■ **STATED PROBLEM**: Nothing outside the range is to be copied. From the entries below, reproduce exactly the lines starting at the one with "Write a component" and ending at the one with "const labels: React.ReactNode[] = [];", without pictures.

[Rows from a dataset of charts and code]
□ □ □ □ □
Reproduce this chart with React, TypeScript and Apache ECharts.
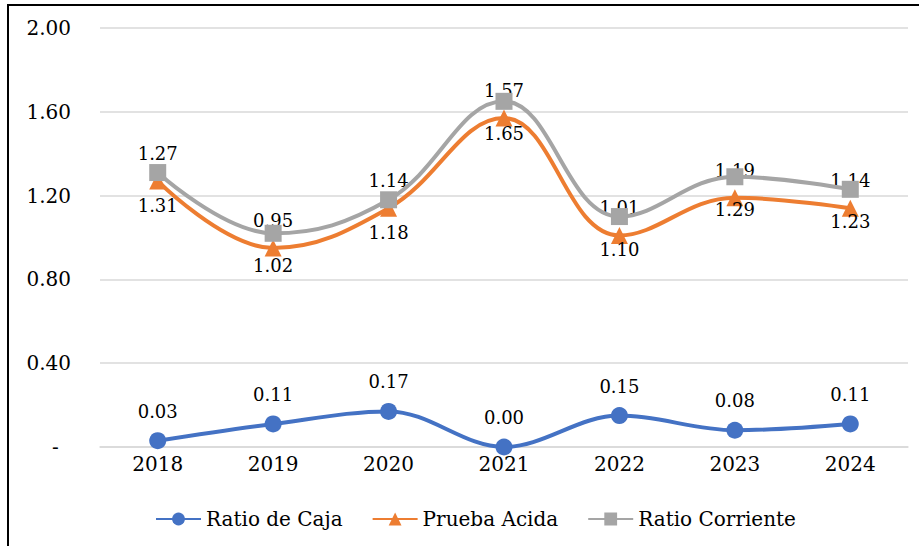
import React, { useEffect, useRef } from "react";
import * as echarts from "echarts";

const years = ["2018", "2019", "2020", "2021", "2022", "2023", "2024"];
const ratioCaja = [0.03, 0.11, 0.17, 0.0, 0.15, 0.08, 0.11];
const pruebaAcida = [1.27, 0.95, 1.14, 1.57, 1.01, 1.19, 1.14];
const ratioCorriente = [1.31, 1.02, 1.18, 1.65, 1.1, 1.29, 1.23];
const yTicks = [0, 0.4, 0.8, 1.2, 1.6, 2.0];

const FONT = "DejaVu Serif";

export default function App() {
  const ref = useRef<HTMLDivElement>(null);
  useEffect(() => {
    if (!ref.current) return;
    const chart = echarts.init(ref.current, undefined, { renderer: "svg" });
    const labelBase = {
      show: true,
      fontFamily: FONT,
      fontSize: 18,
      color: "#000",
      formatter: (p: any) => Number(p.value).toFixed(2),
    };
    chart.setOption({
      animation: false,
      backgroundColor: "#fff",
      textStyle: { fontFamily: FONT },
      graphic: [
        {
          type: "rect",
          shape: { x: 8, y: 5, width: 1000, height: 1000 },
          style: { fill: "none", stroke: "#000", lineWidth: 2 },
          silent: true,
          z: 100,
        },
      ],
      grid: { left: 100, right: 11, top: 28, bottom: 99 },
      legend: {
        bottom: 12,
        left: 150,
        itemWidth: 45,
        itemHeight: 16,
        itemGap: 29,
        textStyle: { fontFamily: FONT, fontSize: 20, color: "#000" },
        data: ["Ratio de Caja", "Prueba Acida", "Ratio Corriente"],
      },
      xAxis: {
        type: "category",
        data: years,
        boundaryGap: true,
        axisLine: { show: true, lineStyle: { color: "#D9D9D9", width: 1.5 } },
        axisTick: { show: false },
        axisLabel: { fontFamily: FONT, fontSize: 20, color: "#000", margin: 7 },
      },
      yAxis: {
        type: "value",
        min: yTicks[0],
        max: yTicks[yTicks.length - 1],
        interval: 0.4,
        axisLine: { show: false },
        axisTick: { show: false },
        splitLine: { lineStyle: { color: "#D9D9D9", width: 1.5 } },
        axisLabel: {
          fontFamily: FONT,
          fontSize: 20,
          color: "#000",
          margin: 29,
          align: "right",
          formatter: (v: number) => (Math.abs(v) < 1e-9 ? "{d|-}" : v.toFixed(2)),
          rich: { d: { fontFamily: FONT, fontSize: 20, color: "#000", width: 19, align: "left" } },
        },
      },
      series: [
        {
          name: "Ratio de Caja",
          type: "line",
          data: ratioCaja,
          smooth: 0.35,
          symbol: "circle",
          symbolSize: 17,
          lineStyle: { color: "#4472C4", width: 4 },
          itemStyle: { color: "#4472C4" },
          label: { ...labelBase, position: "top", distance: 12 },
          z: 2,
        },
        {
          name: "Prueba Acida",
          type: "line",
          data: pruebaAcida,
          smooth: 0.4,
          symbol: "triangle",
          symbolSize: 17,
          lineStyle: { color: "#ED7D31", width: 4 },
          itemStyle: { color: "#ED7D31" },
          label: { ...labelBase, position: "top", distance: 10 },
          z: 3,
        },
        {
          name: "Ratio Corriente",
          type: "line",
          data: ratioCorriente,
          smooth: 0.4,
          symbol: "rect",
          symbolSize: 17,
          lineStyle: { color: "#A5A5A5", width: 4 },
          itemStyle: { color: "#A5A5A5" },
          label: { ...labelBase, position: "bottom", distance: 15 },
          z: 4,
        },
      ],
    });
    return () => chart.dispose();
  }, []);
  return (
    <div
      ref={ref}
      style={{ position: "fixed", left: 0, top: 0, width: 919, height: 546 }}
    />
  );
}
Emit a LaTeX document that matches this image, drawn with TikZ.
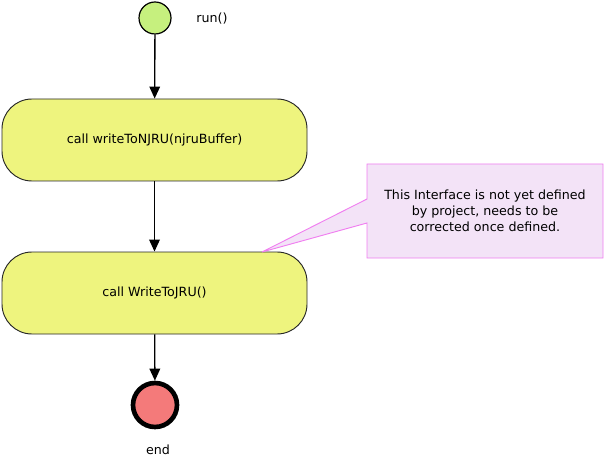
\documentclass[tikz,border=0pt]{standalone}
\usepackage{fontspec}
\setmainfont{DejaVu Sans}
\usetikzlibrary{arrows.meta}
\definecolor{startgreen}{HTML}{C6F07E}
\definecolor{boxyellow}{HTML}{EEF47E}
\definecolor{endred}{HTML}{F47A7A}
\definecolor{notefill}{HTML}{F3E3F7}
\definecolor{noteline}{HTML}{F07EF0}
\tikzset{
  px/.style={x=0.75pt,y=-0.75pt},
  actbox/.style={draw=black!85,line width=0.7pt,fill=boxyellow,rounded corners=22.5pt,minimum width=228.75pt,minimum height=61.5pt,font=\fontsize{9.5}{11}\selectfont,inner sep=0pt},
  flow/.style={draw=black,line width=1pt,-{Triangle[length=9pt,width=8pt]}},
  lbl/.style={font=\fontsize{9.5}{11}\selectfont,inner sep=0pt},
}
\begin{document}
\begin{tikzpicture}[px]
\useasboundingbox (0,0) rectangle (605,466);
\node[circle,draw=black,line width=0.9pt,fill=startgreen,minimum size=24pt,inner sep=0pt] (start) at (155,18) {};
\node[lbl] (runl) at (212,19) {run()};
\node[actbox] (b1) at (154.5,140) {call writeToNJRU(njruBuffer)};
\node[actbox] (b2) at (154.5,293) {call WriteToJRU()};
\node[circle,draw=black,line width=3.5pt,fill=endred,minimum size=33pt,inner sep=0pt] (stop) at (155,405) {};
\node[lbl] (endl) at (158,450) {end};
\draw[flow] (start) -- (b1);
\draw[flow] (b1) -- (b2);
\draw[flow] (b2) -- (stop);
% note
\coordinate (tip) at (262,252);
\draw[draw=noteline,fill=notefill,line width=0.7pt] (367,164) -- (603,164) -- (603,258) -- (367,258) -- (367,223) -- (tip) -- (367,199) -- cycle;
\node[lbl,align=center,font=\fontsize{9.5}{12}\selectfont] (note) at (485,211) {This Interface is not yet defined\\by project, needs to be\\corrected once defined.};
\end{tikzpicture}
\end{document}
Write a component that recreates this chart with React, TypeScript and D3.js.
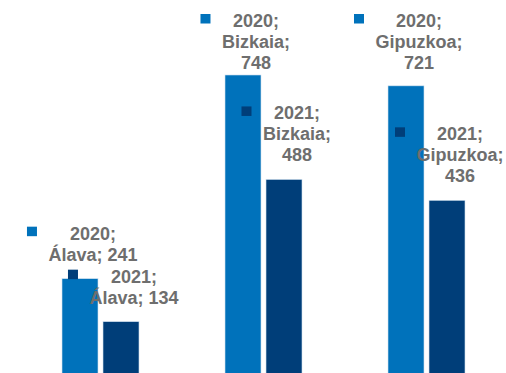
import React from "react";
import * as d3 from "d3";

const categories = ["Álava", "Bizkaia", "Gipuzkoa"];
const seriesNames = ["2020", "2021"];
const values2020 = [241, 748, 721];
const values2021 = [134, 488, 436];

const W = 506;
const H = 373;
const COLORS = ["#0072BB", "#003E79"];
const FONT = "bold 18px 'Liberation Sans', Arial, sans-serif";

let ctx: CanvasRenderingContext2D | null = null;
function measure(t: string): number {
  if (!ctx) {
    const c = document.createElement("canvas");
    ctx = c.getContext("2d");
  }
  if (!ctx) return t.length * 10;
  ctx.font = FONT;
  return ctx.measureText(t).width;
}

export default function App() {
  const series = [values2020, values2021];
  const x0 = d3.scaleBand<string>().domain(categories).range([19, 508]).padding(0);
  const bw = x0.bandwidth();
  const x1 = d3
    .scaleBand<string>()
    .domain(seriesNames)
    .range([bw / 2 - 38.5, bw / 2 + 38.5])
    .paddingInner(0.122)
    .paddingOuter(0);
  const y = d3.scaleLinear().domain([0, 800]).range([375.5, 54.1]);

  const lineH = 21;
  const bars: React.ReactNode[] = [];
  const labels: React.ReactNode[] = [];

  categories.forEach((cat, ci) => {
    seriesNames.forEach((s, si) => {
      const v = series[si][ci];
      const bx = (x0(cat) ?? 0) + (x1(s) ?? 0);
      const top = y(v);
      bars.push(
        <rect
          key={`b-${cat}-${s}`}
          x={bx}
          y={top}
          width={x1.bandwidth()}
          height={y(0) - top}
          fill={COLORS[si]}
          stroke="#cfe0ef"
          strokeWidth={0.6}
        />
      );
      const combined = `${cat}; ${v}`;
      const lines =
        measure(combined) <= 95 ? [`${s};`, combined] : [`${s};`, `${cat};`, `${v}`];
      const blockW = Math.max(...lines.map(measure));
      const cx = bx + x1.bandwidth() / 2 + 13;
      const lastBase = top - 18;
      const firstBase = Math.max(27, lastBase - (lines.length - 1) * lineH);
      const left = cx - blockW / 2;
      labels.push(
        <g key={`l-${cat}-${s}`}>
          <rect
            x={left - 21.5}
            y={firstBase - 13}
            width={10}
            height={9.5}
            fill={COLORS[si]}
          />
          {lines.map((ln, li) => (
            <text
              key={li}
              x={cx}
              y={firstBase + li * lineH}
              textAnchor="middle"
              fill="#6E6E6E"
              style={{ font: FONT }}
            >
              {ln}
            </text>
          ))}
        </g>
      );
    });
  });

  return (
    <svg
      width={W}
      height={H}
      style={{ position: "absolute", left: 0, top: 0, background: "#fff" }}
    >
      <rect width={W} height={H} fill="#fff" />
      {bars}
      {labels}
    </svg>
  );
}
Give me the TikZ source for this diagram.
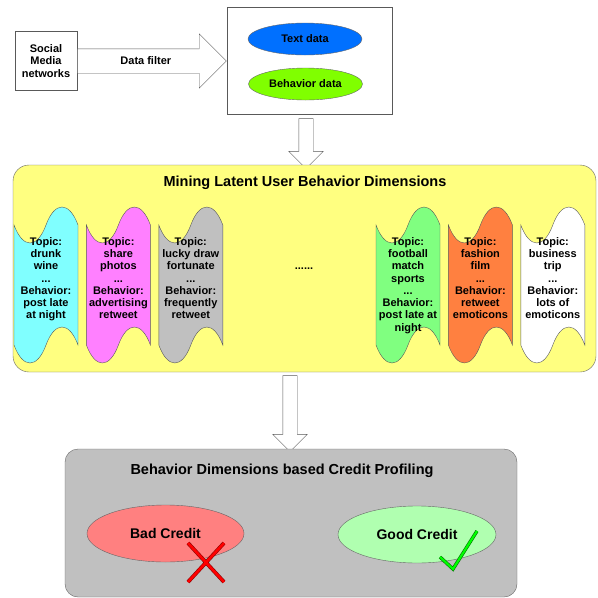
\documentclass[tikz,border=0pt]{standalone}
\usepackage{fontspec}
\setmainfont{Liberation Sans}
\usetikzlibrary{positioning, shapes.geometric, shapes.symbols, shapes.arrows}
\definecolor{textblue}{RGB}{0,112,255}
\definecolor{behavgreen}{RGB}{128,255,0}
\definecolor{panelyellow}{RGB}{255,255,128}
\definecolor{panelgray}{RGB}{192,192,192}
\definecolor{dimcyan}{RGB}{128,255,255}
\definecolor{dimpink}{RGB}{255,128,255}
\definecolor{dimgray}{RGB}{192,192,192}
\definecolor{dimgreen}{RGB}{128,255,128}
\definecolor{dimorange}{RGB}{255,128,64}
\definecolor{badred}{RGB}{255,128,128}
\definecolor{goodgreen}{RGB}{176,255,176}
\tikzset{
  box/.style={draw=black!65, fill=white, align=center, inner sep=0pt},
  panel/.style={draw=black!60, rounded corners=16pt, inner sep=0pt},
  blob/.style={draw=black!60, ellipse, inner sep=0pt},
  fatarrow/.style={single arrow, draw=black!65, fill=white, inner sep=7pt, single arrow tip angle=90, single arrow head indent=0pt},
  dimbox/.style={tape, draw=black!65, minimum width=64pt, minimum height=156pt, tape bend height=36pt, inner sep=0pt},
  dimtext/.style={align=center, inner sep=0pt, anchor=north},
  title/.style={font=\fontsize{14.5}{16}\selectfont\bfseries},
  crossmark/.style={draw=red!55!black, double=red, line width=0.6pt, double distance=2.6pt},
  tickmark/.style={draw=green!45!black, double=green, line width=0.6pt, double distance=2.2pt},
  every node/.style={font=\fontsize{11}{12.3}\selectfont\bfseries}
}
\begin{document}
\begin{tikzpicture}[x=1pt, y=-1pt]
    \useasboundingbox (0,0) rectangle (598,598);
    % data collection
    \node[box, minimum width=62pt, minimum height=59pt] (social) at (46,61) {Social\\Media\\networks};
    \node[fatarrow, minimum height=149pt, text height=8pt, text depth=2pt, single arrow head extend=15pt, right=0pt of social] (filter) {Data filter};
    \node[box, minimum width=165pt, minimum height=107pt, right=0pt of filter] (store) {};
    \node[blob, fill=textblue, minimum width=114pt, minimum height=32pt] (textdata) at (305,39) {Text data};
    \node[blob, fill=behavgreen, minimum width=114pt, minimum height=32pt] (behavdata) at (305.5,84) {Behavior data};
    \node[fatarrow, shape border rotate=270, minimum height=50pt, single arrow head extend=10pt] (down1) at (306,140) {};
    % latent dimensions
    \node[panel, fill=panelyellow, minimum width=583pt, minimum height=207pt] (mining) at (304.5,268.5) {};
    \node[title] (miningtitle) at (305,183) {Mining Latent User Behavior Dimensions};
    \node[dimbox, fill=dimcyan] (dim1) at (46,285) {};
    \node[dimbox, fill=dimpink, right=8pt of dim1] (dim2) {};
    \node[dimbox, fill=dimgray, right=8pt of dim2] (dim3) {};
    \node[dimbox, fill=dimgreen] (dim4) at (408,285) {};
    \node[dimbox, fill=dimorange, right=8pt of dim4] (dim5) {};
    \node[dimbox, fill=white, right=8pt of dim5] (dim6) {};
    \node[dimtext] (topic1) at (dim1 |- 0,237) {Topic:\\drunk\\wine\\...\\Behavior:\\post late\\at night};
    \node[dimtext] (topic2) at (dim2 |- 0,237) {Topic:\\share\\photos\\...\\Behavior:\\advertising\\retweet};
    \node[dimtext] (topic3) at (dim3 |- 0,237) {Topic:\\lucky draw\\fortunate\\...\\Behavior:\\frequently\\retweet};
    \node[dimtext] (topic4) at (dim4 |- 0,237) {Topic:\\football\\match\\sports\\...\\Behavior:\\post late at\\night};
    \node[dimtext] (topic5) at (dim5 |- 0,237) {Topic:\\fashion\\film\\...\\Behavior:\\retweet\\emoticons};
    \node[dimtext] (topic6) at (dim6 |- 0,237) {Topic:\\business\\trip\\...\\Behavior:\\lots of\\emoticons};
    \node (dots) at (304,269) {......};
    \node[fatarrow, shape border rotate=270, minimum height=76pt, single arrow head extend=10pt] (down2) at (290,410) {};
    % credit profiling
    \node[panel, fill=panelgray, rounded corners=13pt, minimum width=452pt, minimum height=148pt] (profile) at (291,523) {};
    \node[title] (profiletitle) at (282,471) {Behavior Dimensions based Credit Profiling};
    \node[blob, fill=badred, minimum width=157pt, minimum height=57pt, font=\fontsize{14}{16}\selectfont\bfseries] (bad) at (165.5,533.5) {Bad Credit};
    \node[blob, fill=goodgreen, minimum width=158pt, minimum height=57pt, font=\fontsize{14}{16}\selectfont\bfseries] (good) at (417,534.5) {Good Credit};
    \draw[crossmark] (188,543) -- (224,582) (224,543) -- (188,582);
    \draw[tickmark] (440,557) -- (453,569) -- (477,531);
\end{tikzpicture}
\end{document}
□ □ □ □ □
■ **SOLVED PROBLEM**:
Write a component that recreates this chart with React, TypeScript and D3.js.
import React from "react";
import * as d3 from "d3";

const categories = ["Álava", "Bizkaia", "Gipuzkoa"];
const seriesNames = ["2020", "2021"];
const values2020 = [241, 748, 721];
const values2021 = [134, 488, 436];

const W = 506;
const H = 373;
const COLORS = ["#0072BB", "#003E79"];
const FONT = "bold 18px 'Liberation Sans', Arial, sans-serif";

let ctx: CanvasRenderingContext2D | null = null;
function measure(t: string): number {
  if (!ctx) {
    const c = document.createElement("canvas");
    ctx = c.getContext("2d");
  }
  if (!ctx) return t.length * 10;
  ctx.font = FONT;
  return ctx.measureText(t).width;
}

export default function App() {
  const series = [values2020, values2021];
  const x0 = d3.scaleBand<string>().domain(categories).range([19, 508]).padding(0);
  const bw = x0.bandwidth();
  const x1 = d3
    .scaleBand<string>()
    .domain(seriesNames)
    .range([bw / 2 - 38.5, bw / 2 + 38.5])
    .paddingInner(0.122)
    .paddingOuter(0);
  const y = d3.scaleLinear().domain([0, 800]).range([375.5, 54.1]);

  const lineH = 21;
  const bars: React.ReactNode[] = [];
  const labels: React.ReactNode[] = [];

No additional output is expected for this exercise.